Um 1900 lebten 53 Jüdinnen und Juden in Bastheim und Reyersbach
1900 war fast jeder zehnte Einwohner ein Jude (insgesamt 53 Personen). Danach nahm die Zahl stetig ab. 1933 lebten nur noch 17 jüdische Menschen in Bastheim. Vorhanden waren eine Synagoge – dort, wo heute das Kolpingheim steht -, eine Religionsschule und ein rituelles Bad. Die Verstorbenen wurden in Kleinbardorf und in Oberwaldbehrungen beigesetzt.

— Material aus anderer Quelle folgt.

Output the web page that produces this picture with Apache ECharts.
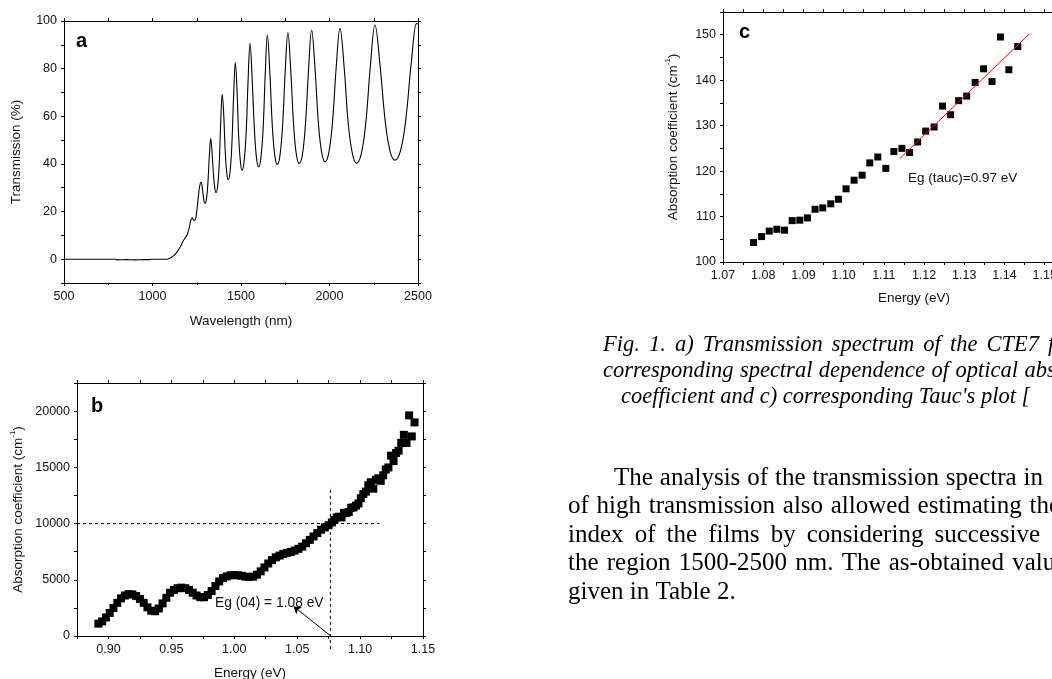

Die meisten jüdischen Einwohner sind ab 1933 als Folge der zunehmenden Entrechtung und des wachsenden Verfolgungsdrucks abgewandert.
Bürgermeister Tobias Seufert dankte Hermann Leicht für seine wichtige Arbeit und betonte die Notwendigkeit, gerade angesichts des Terrorüberfalls auf Israel und des verstärkt zu beobachtenden Antisemitismus den Holocaust und die Verbrechen an den Jüdinnen und Juden immer wieder vor Augen zu führen. "Wir dürfen das nie vergessen und sollten eigentlich unsere Lehren daraus gezogen haben, dass so etwas nie wieder geschehen darf. Das Schicksal unserer jüdischen Mitbürgerinnen und Mitbürger ruft uns zur Zivilcourage gegen Hass und Unmenschlichkeit auf."